Another protest to the war included burning draft cards. Valerie herself even participated in many peace marches. She said while she didn’t do drugs, many people smoked marijuana as a protest of the government. Rebelling against a lot of traditions and really wanting everyone to be happy and comfortable was the goal of a lot of young people in the 1960s.

Valerie recalls if people had extra money, they would donate it to the poor. She said there was a lower crime rate and people walked every where, including to and from school, and there was never any fear of a creep coming up to you. Friends went everywhere together and oftentimes hung out after school. They went and played four square, basketball, and baseball. She remembers people played sports all the time and it was never really organized. Girls athletics were looked down on and the only girls team her school had was a softball team.
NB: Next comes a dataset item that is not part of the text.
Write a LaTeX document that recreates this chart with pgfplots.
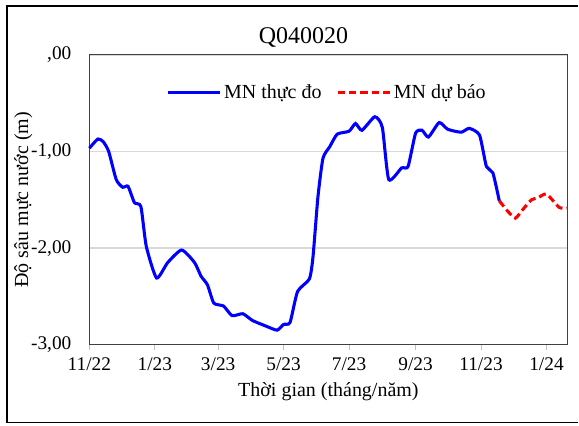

Families also did a lot more together, they would go to the park, play games, and go on picnics. She thinks part of the reason people spent more time together back then was because the technology wasn’t as advanced as it is today.

Every family had one TV and one car. There were only a few channels on the television and there weren’t any cell phones. If you wanted to listen to music you had to play records on a phonograph. In recollection, Valerie Payne also said they didn’t have vaccination for whooping cough treatments yet and only just came out with the polio vaccine. They didn’t have MRI machines, just old fashioned x-ray machines.

She remembers girls wore a lot of beads and wore flowers in their hair, which is why they’re known as “Flower children”. There was a surfing rage as well, and Valerie said they lived near the beach and everyone wanted blonde hair. There was also a bunch of guys that wore leather jackets and rode motorcycles. Valerie Payne’s high school also had a strict dress code; no open toed shoes, no sleeveless shirts, and girls had to wear skirts everyday except for Fridays. Most people didn’t have a lot of money, so girls made their own clothes. People didn’t really have tattoos or piercings either.

In the end, Valerie Payne loved her generation, saying it was a time where everyone wanted peace and an end to war. It was a time where everyone cared and helped each other. She also said the cars from the 60s were really cool.